If dictionaries can’t even get basic queer terms right, then what hope is there for other people to develop their understanding?
The Oxford English Dictionary (OED) has finally added “aromantic”. The problem is, the definition is completely wrong.
It is staggering that a dictionary could get a definition so badly wrong, and it must be questioned whether any aromantics at all were even consulted in the creation of the definition. The OED defines aromantic as: “having no interest in or desire for romantic relationships”.
This is not what aromanticism is. Aromanticism is not actually defined by behaviours, despite what the dictionary may like to try to tell us. Wanting relationships is completely separate. Some aromantics may want relationships and some may not. Aromanticism is specifically about romantic attraction and has nothing to do with the desire for relationships. Aromanticis do not – or rarely – experience romantic attraction.
“Aromanticism is specifically about romantic attraction and has nothing to do with the desire for relationships”
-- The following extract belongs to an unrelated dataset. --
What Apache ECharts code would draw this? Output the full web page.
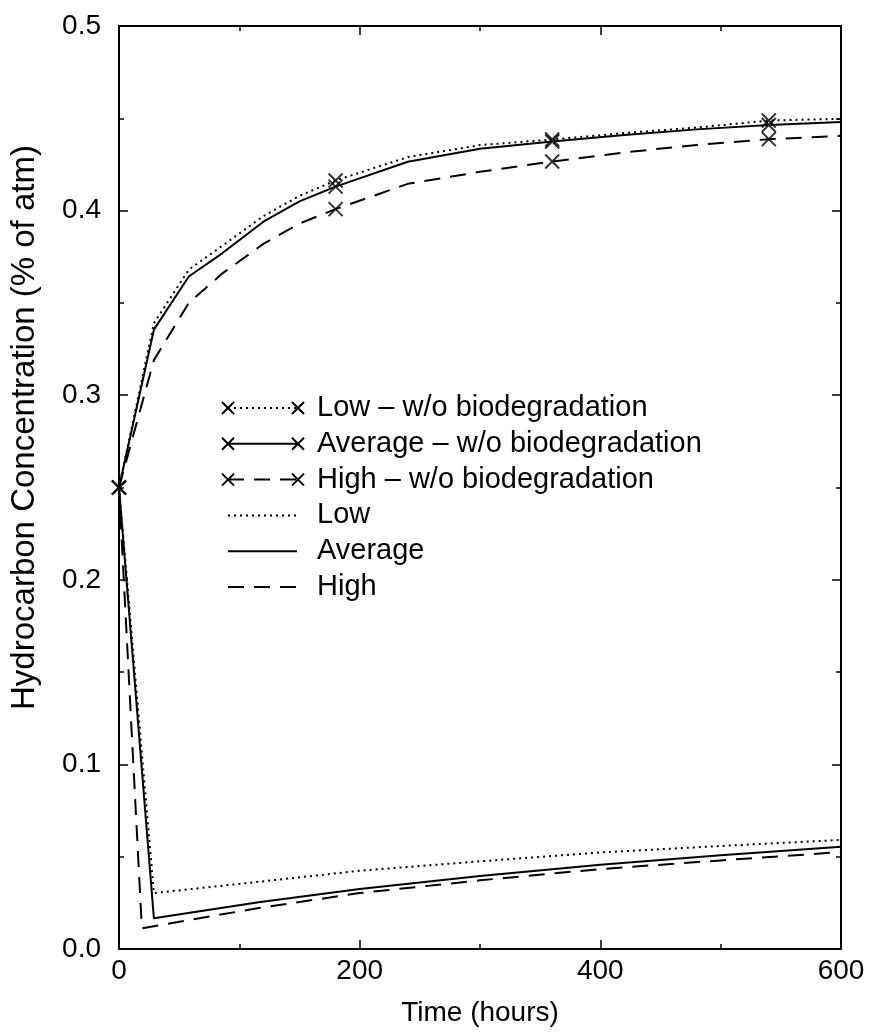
<!DOCTYPE html>
<html>
<head>
<meta charset="utf-8">
<title>Hydrocarbon Concentration</title>
<script src="https://cdn.jsdelivr.net/npm/echarts@6/dist/echarts.min.js"></script>
<style>
  html, body { margin: 0; padding: 0; background: #fff; }
  #chart { width: 871px; height: 1032px; }
</style>
</head>
<body>
<div id="chart"></div>
<script>
// upper curves: without biodegradation
const hoursWo = [0, 29, 58, 86, 120, 150, 180, 240, 300, 360, 420, 480, 540, 600];
const lowWo  = [0.25, 0.339, 0.368, 0.381, 0.397, 0.408, 0.4163, 0.429, 0.4355, 0.4385, 0.442, 0.445, 0.4488, 0.4497];
const avgWo  = [0.25, 0.3355, 0.3643, 0.377, 0.394, 0.405, 0.413, 0.4265, 0.4335, 0.4374, 0.441, 0.444, 0.4464, 0.448];
const highWo = [0.25, 0.319, 0.350, 0.366, 0.382, 0.393, 0.4008, 0.4145, 0.421, 0.4266, 0.4315, 0.4356, 0.4387, 0.4405];
const markerHours = [0, 180, 360, 540];

// lower curves: with biodegradation
const hoursBio     = [0, 29, 116, 200, 300, 400, 500, 600];
const hoursBioHigh = [0, 19, 116, 200, 300, 400, 500, 600];
const lowBio  = [0.25, 0.0303, 0.0364, 0.0424, 0.0475, 0.0523, 0.0558, 0.0591];
const avgBio  = [0.25, 0.0166, 0.0253, 0.0325, 0.0395, 0.0456, 0.0508, 0.0554];
const highBio = [0.25, 0.0112, 0.0222, 0.0303, 0.0372, 0.0433, 0.0480, 0.0525];

const legendNames = ['Low \u2013 w/o biodegradation', 'Average \u2013 w/o biodegradation', 'High \u2013 w/o biodegradation', 'Low', 'Average', 'High'];

const FONT = '"Liberation Sans", Arial, Helvetica, sans-serif';
const X_PATH = 'path://M0,0L10,10M10,0L0,10';
const DOT = [2, 4];
const DASH = [16, 10];

const zip = (xs, ys) => xs.map((x, i) => [x, ys[i]]);
const marks = (ys) => zip(hoursWo, ys).filter(p => markerHours.includes(p[0]));

const lineSeries = (name, xs, ys, type) => ({
  name: name,
  type: 'line',
  data: zip(xs, ys),
  showSymbol: false,
  symbol: 'none',
  animation: false,
  lineStyle: { color: '#000', width: 2, type: type, cap: 'butt' }
});
const markSeries = (name, ys) => ({
  name: name,
  type: 'scatter',
  data: marks(ys),
  symbol: X_PATH,
  symbolSize: 14,
  clip: false,
  animation: false,
  itemStyle: { color: 'transparent', borderColor: '#000', borderWidth: 2 }
});

// legend drawn by hand: x ... x samples like the original plot
const legendStyles = [DOT, 'solid', DASH, DOT, 'solid', DASH];
const legendItems = [];
legendNames.forEach((name, i) => {
  const y = 408 + i * 35.8;
  const dash = legendStyles[i] === 'solid' ? null : legendStyles[i];
  legendItems.push({
    type: 'line', shape: { x1: 228, y1: y, x2: 297, y2: y },
    style: { stroke: '#000', lineWidth: 2, lineDash: dash }
  });
  if (i < 3) {
    [228, 298].forEach(cx => {
      legendItems.push({ type: 'line', shape: { x1: cx - 6, y1: y - 6, x2: cx + 6, y2: y + 6 }, style: { stroke: '#000', lineWidth: 2 } });
      legendItems.push({ type: 'line', shape: { x1: cx - 6, y1: y + 6, x2: cx + 6, y2: y - 6 }, style: { stroke: '#000', lineWidth: 2 } });
    });
  }
  legendItems.push({
    type: 'text', x: 317, y: y,
    style: { text: name, fill: '#000', font: '29px ' + FONT, textVerticalAlign: 'middle', verticalAlign: 'middle' }
  });
});

const axisCommon = {
  type: 'value',
  axisLine: { show: true, onZero: false, lineStyle: { color: '#000', width: 2 } },
  axisTick: { show: true, inside: true, length: 9, lineStyle: { color: '#000', width: 1.5 } },
  minorTick: { show: true, splitNumber: 2, length: 5, lineStyle: { color: '#000', width: 1.5 } },
  splitLine: { show: false },
  minorSplitLine: { show: false }
};

const chart = echarts.init(document.getElementById('chart'), null, { renderer: 'canvas' });
chart.setOption({
  backgroundColor: '#fff',
  animation: false,
  textStyle: { fontFamily: FONT },
  grid: { left: 119, right: 30, top: 26, bottom: 82 },
  xAxis: [
    Object.assign({}, axisCommon, {
      position: 'bottom', min: 0, max: 600, interval: 200,
      axisLabel: { fontSize: 28, color: '#000', margin: 8, fontFamily: FONT },
      name: 'Time (hours)', nameLocation: 'middle', nameGap: 50,
      nameTextStyle: { fontSize: 28, color: '#000', fontFamily: FONT }
    }),
    Object.assign({}, axisCommon, {
      position: 'top', min: 0, max: 600, interval: 200,
      axisLabel: { show: false }
    })
  ],
  yAxis: [
    Object.assign({}, axisCommon, {
      position: 'left', min: 0, max: 0.5, interval: 0.1,
      axisLabel: { fontSize: 28, color: '#000', margin: 18, fontFamily: FONT, formatter: v => v.toFixed(1) },
      name: 'Hydrocarbon Concentration (% of atm)', nameLocation: 'middle', nameGap: 78,
      nameTextStyle: { fontSize: 33, color: '#000', fontFamily: FONT, padding: [0, 0, 0, 120] }
    }),
    Object.assign({}, axisCommon, {
      position: 'right', min: 0, max: 0.5, interval: 0.1,
      axisLabel: { show: false }
    })
  ],
  graphic: legendItems,
  series: [
    lineSeries('Low \u2013 w/o biodegradation', hoursWo, lowWo, DOT),
    lineSeries('Average \u2013 w/o biodegradation', hoursWo, avgWo, 'solid'),
    lineSeries('High \u2013 w/o biodegradation', hoursWo, highWo, DASH),
    markSeries('Low \u2013 w/o biodegradation', lowWo),
    markSeries('Average \u2013 w/o biodegradation', avgWo),
    markSeries('High \u2013 w/o biodegradation', highWo),
    lineSeries('Low', hoursBio, lowBio, DOT),
    lineSeries('Average', hoursBio, avgBio, 'solid'),
    lineSeries('High', hoursBioHigh, highBio, DASH)
  ]
});
</script>
</body>
</html>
The definition is crucial because the current phrasing the OED is pushing is actively harmful to aromanticsm, confusing and erasive. Just like bisexuals do not have to have relationships with different people of different genders to prove they are bisexual, aromantics do not have to avoid any type of relationship to be recognised. Aromanticism is still hugely overlooked and misunderstood. If vulnerable and questioning aromantic people search for the current definition they won’t find truth or insight. They will find phrasing which may make them feel more marginalised and as though their identity isn’t really theirs.
The examples given to try to provide context to aromanticism are also harmful. One states that “unless you are aromantic, you still want that warm fuzzy feeling when you cuddle up to the person you love”. This misunderstands what aromanticism is. Aromantics may want to experience romantic attraction, some may not. Wanting desire has absolutely nothing to do with it. Furthermore, there are different forms of attraction. There can be sexual attraction, aesthetic attraction and sensual attraction. These are distinct from romantic attraction but the confusing and vague language in the above example can risk erasing these types of attraction, and therefore muddying what aromanticism is. Aromantics can experience different types of attractions which may give similar feelings. Aromantics may fall in love too, as some may rarely experience romantic attraction. It is a much more nuanced picture than what the OED presents.
The next example tries to highly aromisia, but does so without actually really challenging it. The OED states “some people see aromantics as robotic and void of emotion”. This is certainly true, but by giving an incorrect definition of aromanticism, the Oxford English Dictionary actually isn’t doing anything to challenge aromisia.